The central idea is what is learning? (The Earl of Southampton, who the play was likely intended for was very interested in learning and in education of all England). Is learning meant to produce a man like Holoferness who can barely be understood by the common man? Is learning for learning sake like light shining on light for no real overall gain but to be blind in it, like Holoferness. Or, as suggested, is the man who possesses the learning, and his actions, the measure of the worth of learning. Is learning to be found in doing and in nature and in woo-ing? Indeed, the master of words and word smithery symbolically smashes his guitar, cuts his ear off, throws his paints against the wall in comic anger at the very realization of the limits of words to pierce the soul and the essence of being. Maybe Shakespeare mocks, here, certain types of learn-ed and masters of language bringing to light the need for action to make learning real in the world, which may have been the Earl of Southhampton's educational theme. Shakepeare has a masters ability to paint but a deep appreciation for the simple and straightforward and real. The play also gives much credit to the good common sense of the English language "sans sans" and clothed in good peasant stuff. Only Hamlet possibly gives a more intimate look at Shakespeare.

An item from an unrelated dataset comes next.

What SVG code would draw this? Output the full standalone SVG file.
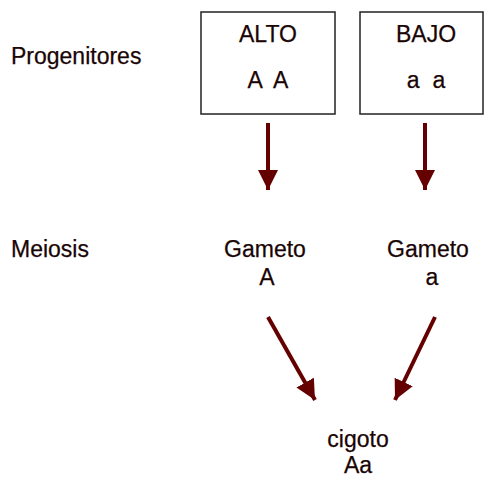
<svg xmlns="http://www.w3.org/2000/svg" width="484" height="480" viewBox="0 0 484 480">
<defs>
<style>
text{font-family:"Liberation Sans",Arial,sans-serif;font-size:23px;fill:#1a0505;stroke:#1a0505;stroke-width:0.25}
.c{text-anchor:middle}
.box{fill:#fff;stroke:#222;stroke-width:1.5}
.arr{stroke:#640000;stroke-width:4;fill:none}
</style>
<marker id="ah" markerUnits="userSpaceOnUse" markerWidth="20" markerHeight="22" refX="20" refY="10" orient="auto">
<path d="M0,0 L20,10 L0,20 Z" fill="#640000"/>
</marker>
</defs>
<rect width="484" height="480" fill="#fff"/>
<g id="label-progenitores"><text x="11" y="64">Progenitores</text></g>
<g id="label-meiosis"><text x="11" y="257">Meiosis</text></g>
<g id="alto"><rect class="box" x="201" y="12" width="134" height="102"/><text class="c" x="268" y="42">ALTO</text><text class="c" x="268" y="88" xml:space="preserve">A  A</text></g>
<g id="bajo"><rect class="box" x="360" y="12" width="123" height="102"/><text class="c" x="426" y="42">BAJO</text><text class="c" x="426" y="88" xml:space="preserve">a  a</text></g>
<g id="gameto-A"><text class="c" x="265" y="257">Gameto</text><text class="c" x="267" y="285">A</text></g>
<g id="gameto-a"><text class="c" x="428" y="257">Gameto</text><text class="c" x="432" y="285">a</text></g>
<g id="cigoto"><text class="c" x="358" y="447">cigoto</text><text class="c" x="358" y="473">Aa</text></g>
<g id="connectors">
<line class="arr" x1="268" y1="123" x2="268" y2="190" marker-end="url(#ah)"/>
<line class="arr" x1="425" y1="123" x2="425" y2="190" marker-end="url(#ah)"/>
<line class="arr" x1="268" y1="317" x2="315" y2="400" marker-end="url(#ah)"/>
<line class="arr" x1="435" y1="317" x2="395" y2="400" marker-end="url(#ah)"/>
</g>
</svg>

Goddard warns, however, not to make too much out of the play it is highly elusive and we may never know Shakespeare's intent. He leaves it to you. The Meaning of Shakespeare Vol. 1

The movie with Kenneth Braughnow Love's Labour's Lost was pretty terrible. The BBC production Love's Labour's Lost Plays: Written by William Shakespeare BBC was good, John Well's performance of Holofornes was subtly dignified, yet ridiculous without trying, which was probably Shakespeare intent. Kenneth Broughnow's version was absurd, lacked the subtlety, it tried too hard to make the obvious funny, like some laugh track to tell the audience something is supposed to be funny. Plus it left a lot out. The BBC version is thorough and one could get a clear understanding of the play after watching it.